A finales de la década de los sesenta, la población estudiantil del país alcanzó la mayor conciencia y participación social como no se ha vuelto a ver. El 2 de octubre de 1968 fue el punto de partida.
Esos estudiantes destacaban por su juventud y compromiso. Desde la secundaria participaban activamente en el movimiento que se estaba gestando a nivel nacional al unísono con movimientos similares en otras naciones.
Jóvenes que, aun adolescentes, entendían la necesidad de hacerse escuchar, lo mismo que los preparatorianos, los universitarios y los trabajadores.
Adolescentes que portaban el clásico uniforme color caqui de camisola y corbata.

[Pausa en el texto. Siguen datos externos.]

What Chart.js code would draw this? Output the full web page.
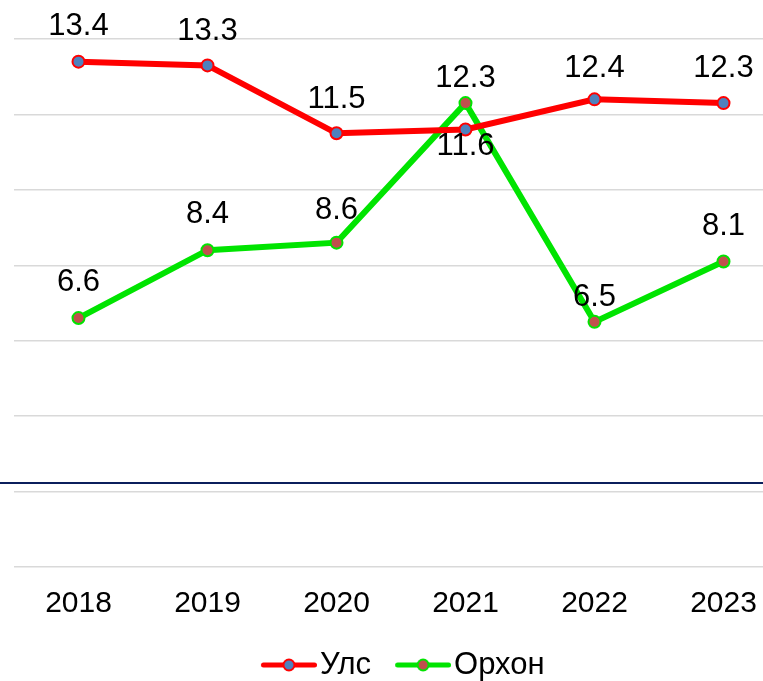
<!DOCTYPE html>
<html>
<head>
<meta charset="utf-8">
<script src="https://cdn.jsdelivr.net/npm/chart.js@4.4.0/dist/chart.umd.min.js"></script>
<style>
  html, body { margin: 0; padding: 0; overflow: hidden; background: #fff; }
  #wrap { position: relative; width: 763px; height: 681px; overflow: hidden; }
  #chart { position: absolute; left: 0; top: 0; }
  #rule { position: absolute; left: 0; top: 482px; width: 763px; height: 2px; background: #0b1f5c; }
</style>
</head>
<body>
<div id="wrap">
  <canvas id="chart" width="800" height="681"></canvas>
  <div id="rule"></div>
</div>
<script>
const years = ["2018", "2019", "2020", "2021", "2022", "2023"]
const ulsValues = [13.4, 13.3, 11.5, 11.6, 12.4, 12.3]
const orkhonValues = [6.6, 8.4, 8.6, 12.3, 6.5, 8.1]
const seriesNames = ["Улс", "Орхон"]
const yMin = 0, yMax = 14, yStep = 2

Chart.defaults.font.family = '"Liberation Sans", Arial, sans-serif'
Chart.defaults.color = "#000"

// legend swatch: line with a dot in the middle, drawn to a small canvas
// (left part is transparent so the gap to the previous item is right)
function legendMarker(lineColor, dotColor) {
  const c = document.createElement("canvas")
  c.width = 72
  c.height = 16
  const g = c.getContext("2d")
  g.strokeStyle = lineColor
  g.lineWidth = 5
  g.lineCap = "round"
  g.beginPath()
  g.moveTo(18.5, 8)
  g.lineTo(69.5, 8)
  g.stroke()
  g.beginPath()
  g.arc(44, 8, 5.5, 0, Math.PI * 2)
  g.fillStyle = dotColor
  g.fill()
  g.lineWidth = 2
  g.stroke()
  return c
}
const markers = [legendMarker("#ff0000", "#4f81bd"), legendMarker("#00e400", "#c0504d")]

// value labels above (or below) each point
const valueLabels = {
  id: "valueLabels",
  afterDatasetsDraw(chart) {
    const ctx = chart.ctx
    ctx.save()
    ctx.font = '31px "Liberation Sans", Arial, sans-serif'
    ctx.fillStyle = "#000"
    ctx.textAlign = "center"
    ctx.textBaseline = "middle"
    chart.data.datasets.forEach((ds, i) => {
      chart.getDatasetMeta(i).data.forEach((pt, j) => {
        ctx.fillText(ds.data[j].toFixed(1), pt.x, pt.y + ds.labelShift[j])
      })
    })
    ctx.restore()
  }
}

const chart = new Chart("chart", {
  type: "line",
  data: {
    labels: years,
    datasets: [{
        label: seriesNames[0],
        data: ulsValues,
        borderColor: "#ff0000",
        borderWidth: 6,
        pointRadius: 6,
        pointBorderWidth: 2,
        pointBackgroundColor: "#4f81bd",
        pointBorderColor: "#ff0000",
        labelShift: [-35, -34, -34, 17, -31, -35],
      }, {
        label: seriesNames[1],
        data: orkhonValues,
        borderColor: "#00e400",
        borderWidth: 6,
        pointRadius: 6,
        pointBorderWidth: 2,
        pointBackgroundColor: "#c0504d",
        pointBorderColor: "#00e400",
        labelShift: [-36, -36, -32, -25, -24, -35],
      }
    ]
  },
  options: {
    responsive: false,
    animation: false,
    layout: {padding: {top: 39, left: 14, right: 12, bottom: -9.5}},
    plugins: {
      tooltip: {enabled: false},
      legend: {
        position: "bottom",
        labels: {
          usePointStyle: true,
          pointStyleWidth: 47,
          padding: 20.5,
          font: {size: 31},
          generateLabels: c => Chart.defaults.plugins.legend.labels.generateLabels(c)
            .map((item, i) => ({...item, pointStyle: markers[i]}))
        }
      }
    },
    scales: {
      x: {
        offset: true,
        grid: {display: false, drawTicks: false},
        border: {display: false},
        ticks: {font: {size: 30}, padding: 19, color: "#000"},
        afterFit: scale => { scale.height = 62 }
      },
      y: {
        min: yMin,
        max: yMax,
        ticks: {display: false, stepSize: yStep},
        grid: {color: "#d9d9d9", lineWidth: 1.5, drawTicks: false},
        border: {display: false}
      }
    }
  },
  plugins: [valueLabels]
})
</script>
</body>
</html>
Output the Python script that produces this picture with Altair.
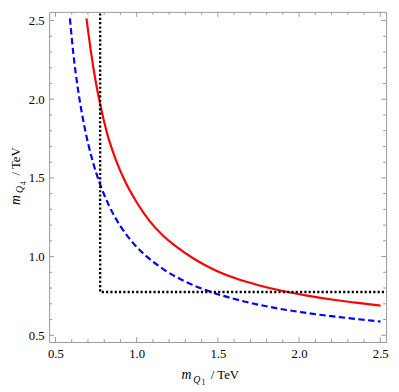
import altair as alt
import pandas as pd

# ---- data (smoothed by hand) ----
red_x = [0.691, 0.72, 0.75, 0.78, 0.82, 0.87, 0.93, 1.00, 1.08, 1.16,
         1.25, 1.35, 1.47, 1.60, 1.75, 1.90, 2.05, 2.20, 2.35, 2.502]
red_y = [2.514, 2.29, 2.10, 1.945, 1.775, 1.62, 1.475, 1.345, 1.225, 1.135,
         1.058, 0.988, 0.920, 0.865, 0.818, 0.781, 0.752, 0.727, 0.707, 0.688]

blue_x = [0.589, 0.61, 0.64, 0.68, 0.73, 0.775, 0.83, 0.90, 0.98, 1.07,
          1.17, 1.30, 1.47, 1.65, 1.85, 2.05, 2.25, 2.502]
blue_y = [2.514, 2.29, 2.054, 1.818, 1.603, 1.459, 1.323, 1.194, 1.084, 0.993,
          0.916, 0.841, 0.771, 0.718, 0.674, 0.641, 0.615, 0.587]

bound_x = [0.775, 0.775, 2.6]
bound_y = [2.6, 0.775, 0.775]
bound_order = [0, 1, 2]

major_ticks = [0.5, 1.0, 1.5, 2.0, 2.5]
minor_ticks = [0.6, 0.7, 0.8, 0.9, 1.1, 1.2, 1.3, 1.4, 1.6, 1.7, 1.8, 1.9,
               2.1, 2.2, 2.3, 2.4]

# ---- layout ----
W, H = 344, 337
FONT = "Liberation Serif, Times New Roman, serif"
FRAME = "#999999"

xs = alt.Scale(domain=[0.461, 2.536], nice=False, zero=False)
ys = alt.Scale(domain=[0.457, 2.555], nice=False, zero=False)

xaxis = alt.Axis(values=major_ticks, format=".1f", domain=False, ticks=False,
                 grid=False, labelFont=FONT, labelFontSize=13, labelColor="black",
                 labelPadding=6, title=None)
yaxis = alt.Axis(values=major_ticks, format=".1f", domain=False, ticks=False,
                 grid=False, labelFont=FONT, labelFontSize=13, labelColor="black",
                 labelPadding=5, title=None)

red_df = pd.DataFrame({"x": red_x, "y": red_y})
blue_df = pd.DataFrame({"x": blue_x, "y": blue_y})
bound_df = pd.DataFrame({"x": bound_x, "y": bound_y, "o": bound_order})
maj_df = pd.DataFrame({"v": major_ticks})
min_df = pd.DataFrame({"v": minor_ticks})

X = alt.X("x:Q", scale=xs, axis=xaxis)
Y = alt.Y("y:Q", scale=ys, axis=yaxis)

red = alt.Chart(red_df).mark_line(color="#ff0000", strokeWidth=2.2,
                                  interpolate="monotone", clip=True).encode(x=X, y=Y)
blue = alt.Chart(blue_df).mark_line(color="#0000ff", strokeWidth=2.2, strokeDash=[6.5, 3.5],
                                    interpolate="monotone", clip=True).encode(x=X, y=Y)
bound = alt.Chart(bound_df).mark_line(color="#000000", strokeWidth=2.4,
                                      strokeDash=[2.2, 2.2], clip=True).encode(
    x=X, y=Y, order="o:Q")


def xticks(df, ln):
    base = alt.Chart(df).mark_rule(color=FRAME, strokeWidth=1)
    xv = alt.X("v:Q", scale=xs, axis=xaxis)
    bot = base.encode(x=xv, y=alt.value(H), y2=alt.value(H - ln))
    top = base.encode(x=xv, y=alt.value(0), y2=alt.value(ln))
    return [bot, top]


def yticks(df, ln):
    base = alt.Chart(df).mark_rule(color=FRAME, strokeWidth=1)
    yv = alt.Y("v:Q", scale=ys, axis=yaxis)
    left = base.encode(y=yv, x=alt.value(0), x2=alt.value(ln))
    right = base.encode(y=yv, x=alt.value(W), x2=alt.value(W - ln))
    return [left, right]


one = pd.DataFrame({"k": [0]})


def label(txt, x, y, size, italic=False, angle=0):
    kw = dict(font=FONT, fontSize=size, color="black", align="left",
              baseline="alphabetic")
    if italic:
        kw["fontStyle"] = "italic"
    if angle:
        kw["angle"] = angle
    return alt.Chart(one).mark_text(**kw).encode(
        x=alt.value(x), y=alt.value(y), text=alt.value(txt))


# x title: m_{Q_1} / TeV
xt = [
    label("m", 135, 375, 14, italic=True),
    label("Q", 147, 378.5, 10, italic=True),
    label("1", 155.5, 381, 8),
    label("/ TeV", 165, 375, 13),
]
# y title (rotated, reads bottom to top): m_{Q_4} / TeV
yt = [
    label("m", -30, 197, 14, italic=True, angle=270),
    label("Q", -26.5, 185, 10, italic=True, angle=270),
    label("4", -24, 177, 8, angle=270),
    label("/ TeV", -30, 167, 13, angle=270),
]

layers = (xticks(maj_df, 5) + xticks(min_df, 3) + yticks(maj_df, 5) + yticks(min_df, 3)
          + [red, blue, bound] + xt + yt)

chart = alt.layer(*layers).properties(
    width=W, height=H,
    autosize=alt.AutoSizeParams(type="none"),
    padding={"left": 42, "top": 0, "right": 5, "bottom": 45},
).configure_view(stroke=FRAME, strokeWidth=1)

chart.save("out.html", embed_options={"renderer": "svg", "actions": False})
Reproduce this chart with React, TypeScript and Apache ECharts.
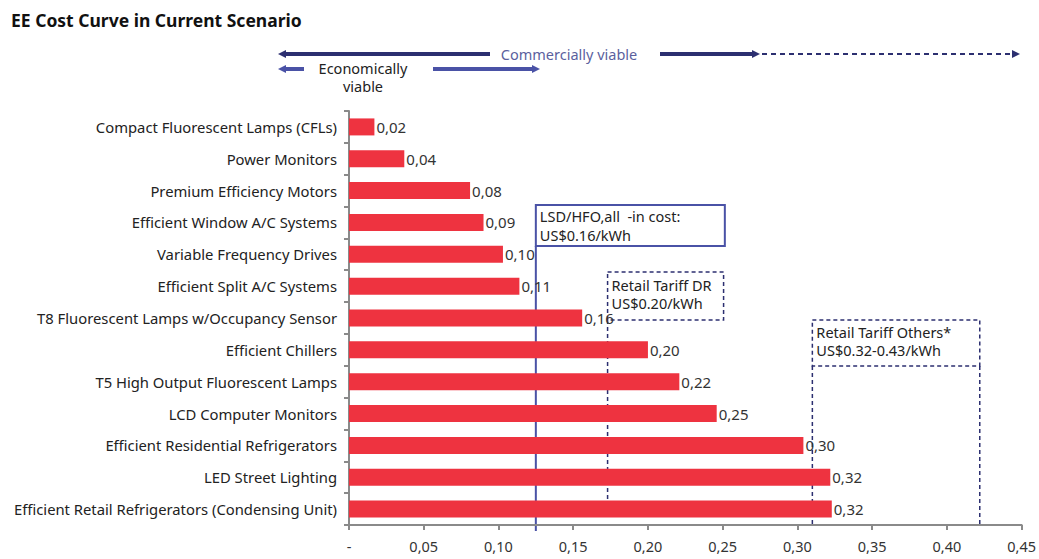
import React, { useEffect, useRef } from "react";
import * as echarts from "echarts";

// Measures, top to bottom
const measures = [
  "Compact Fluorescent Lamps (CFLs)",
  "Power Monitors",
  "Premium Efficiency Motors",
  "Efficient Window A/C Systems",
  "Variable Frequency Drives",
  "Efficient Split A/C Systems",
  "T8 Fluorescent Lamps w/Occupancy Sensor",
  "Efficient Chillers",
  "T5 High Output Fluorescent Lamps",
  "LCD Computer Monitors",
  "Efficient Residential Refrigerators",
  "LED Street Lighting",
  "Efficient Retail Refrigerators (Condensing Unit)",
];

// Cost of saved energy, US$/kWh
const costs = [0.017, 0.037, 0.081, 0.09, 0.103, 0.114, 0.156, 0.2, 0.221, 0.246, 0.304, 0.322, 0.323];

// Reference cost lines on the value axis
const dieselLine = 0.125;
const tariffDrLine = 0.173;
const tariffOthersRange = [0.31, 0.422];

const xTicks = { min: 0, max: 0.45, interval: 0.05 };

const FONT = "'Noto Sans', sans-serif";
const NAVY = "#2c2f70";
const BLUE = "#4a52a6";
const RED = "#ee3340";

const fmt = (v: number) => (v === 0 ? "-" : v.toFixed(2).replace(".", ","));

export default function App() {
  const ref = useRef<HTMLDivElement>(null);

  useEffect(() => {
    const chart = echarts.init(ref.current!, undefined, { renderer: "svg" });
    chart.setOption({
      animation: false,
      textStyle: { fontFamily: FONT },
      title: {
        text: "EE Cost Curve in Current Scenario",
        left: 6,
        top: 6,
        textStyle: { fontFamily: FONT, fontSize: 17.5, fontWeight: "bold", color: "#111" },
      },
      grid: { left: 349, right: 17, top: 111, bottom: 34, containLabel: false },
      xAxis: {
        type: "value",
        min: xTicks.min,
        max: xTicks.max,
        interval: xTicks.interval,
        splitLine: { show: false },
        axisLine: { show: true, lineStyle: { color: "#8a8a8a", width: 2 } },
        axisTick: { show: true, length: 5, lineStyle: { color: "#8a8a8a", width: 2 } },
        axisLabel: { formatter: fmt, color: "#333", fontSize: 14.5, margin: 13, fontFamily: FONT },
      },
      yAxis: {
        type: "category",
        inverse: true,
        data: measures,
        axisLine: { show: true, lineStyle: { color: "#8a8a8a", width: 2 } },
        axisTick: { show: true, length: 5, lineStyle: { color: "#8a8a8a", width: 2 } },
        axisLabel: { color: "#222", fontSize: 14.8, margin: 12, fontFamily: FONT },
      },
      series: [
        {
          type: "bar",
          data: costs,
          barWidth: 17,
          itemStyle: { color: RED },
          label: {
            show: true,
            position: "right",
            distance: 2,
            color: "#333",
            fontSize: 15,
            fontFamily: FONT,
            formatter: (p: any) => fmt(p.value),
          },
        },
      ],
    });

    const px = (v: number) => chart.convertToPixel({ xAxisIndex: 0 }, v) as number;
    const xd = px(dieselLine);
    const xr = px(tariffDrLine);
    const xo1 = px(tariffOthersRange[0]);
    const xo2 = px(tariffOthersRange[1]);

    const txt = (x: number, y: number, text: string, color = "#222", size = 14.5, align = "left") => ({
      type: "text",
      x,
      y,
      style: { text, fill: color, font: `${size}px ${FONT}`, textAlign: align, textVerticalAlign: "middle" },
    });
    const seg = (x1: number, y1: number, x2: number, y2: number, color: string, width: number, dash?: number[]) => ({
      type: "line",
      shape: { x1, y1, x2, y2 },
      style: { stroke: color, lineWidth: width, lineDash: dash },
    });
    const headL = (x: number, y: number, color: string) => ({
      type: "polygon",
      shape: { points: [[x, y], [x + 8, y - 4], [x + 8, y + 4]] },
      style: { fill: color },
    });
    const headR = (x: number, y: number, color: string) => ({
      type: "polygon",
      shape: { points: [[x, y], [x - 8, y - 4], [x - 8, y + 4]] },
      style: { fill: color },
    });
    const box = (x: number, y: number, w: number, h: number, color: string, width: number, dash?: number[]) => ({
      type: "rect",
      shape: { x, y, width: w, height: h },
      style: { fill: "#fff", stroke: color, lineWidth: width, lineDash: dash },
    });

    chart.setOption({
      graphic: [
        // viability arrows
        seg(284, 54, 490, 54, NAVY, 4),
        headL(278, 54, NAVY),
        txt(569, 54, "Commercially viable", "#5b5f9e", 14.5, "center"),
        seg(660, 54, 752, 54, NAVY, 4),
        headR(760, 54, NAVY),
        seg(762, 54, 1012, 54, NAVY, 2, [5, 4]),
        headR(1020, 54, NAVY),
        seg(284, 69, 304, 69, BLUE, 4),
        headL(278, 69, BLUE),
        txt(363, 68, "Economically", "#222", 14.5, "center"),
        txt(363, 86, "viable", "#222", 14.5, "center"),
        seg(433, 69, 532, 69, BLUE, 4),
        headR(540, 69, BLUE),

        // reference lines
        seg(xd, 246, xd, 531, BLUE, 2),
        seg(xr, 320, xr, 512, NAVY, 1.5, [4, 3]),
        seg(xo1, 366, xo1, 527, NAVY, 1.5, [4, 3]),
        seg(xo2, 366, xo2, 527, NAVY, 1.5, [4, 3]),

        // annotation boxes
        box(xd, 205, 189, 41, BLUE, 2),
        txt(xd + 4, 216, "LSD/HFO,all  -in cost:"),
        txt(xd + 4, 235, "US$0.16/kWh"),
        box(xr, 272, 116, 48, NAVY, 1.5, [4, 3]),
        txt(xr + 4, 285, "Retail Tariff DR"),
        txt(xr + 4, 303, "US$0.20/kWh"),
        box(xo1, 320, xo2 - xo1, 46, NAVY, 1.5, [4, 3]),
        txt(xo1 + 4, 332, "Retail Tariff Others*"),
        txt(xo1 + 4, 350, "US$0.32-0.43/kWh"),
      ],
    });

    return () => chart.dispose();
  }, []);

  return (
    <div
      ref={ref}
      style={{ position: "fixed", left: 0, top: 0, width: 1039, height: 559, background: "#fff" }}
    />
  );
}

Muchachos que eran correteados por las fuerzas públicas cuando los sorprendían ya fuera repartiendo volantes, ya fuera haciendo pintas, ya fuera pegando propaganda alusiva al movimiento en los muros que se les atravesaban.
No había teléfonos celulares. No había internet, pero si había ganas de participar y estrategias para hacerlo. No pocas veces supieron de recibir macanazos por su osadía.
Sí. Esos jóvenes sabían algo, sentían algo, luchaban por algo. Habían crecido y deseaban aportar su ímpetu a una causa justa.
Y si los estudiantes de secundaria mostraban esa sensibilidad social, imaginemos la dimensión en preparatorianos y en universitarios.
Esa participación propositiva y sensibilidad social solo pudo tener un origen: La educación recibida en casa por parte de los padres y la educación recibida en las escuelas por parte de los maestros.
Era aquella una educación con carácter nacionalista, ambiciosa, con visión de futuro. Una educación donde el proyecto inducía al trabajo en equipo a padres, maestros y alumnos. Una educación crítica, científica y humana basada en valores.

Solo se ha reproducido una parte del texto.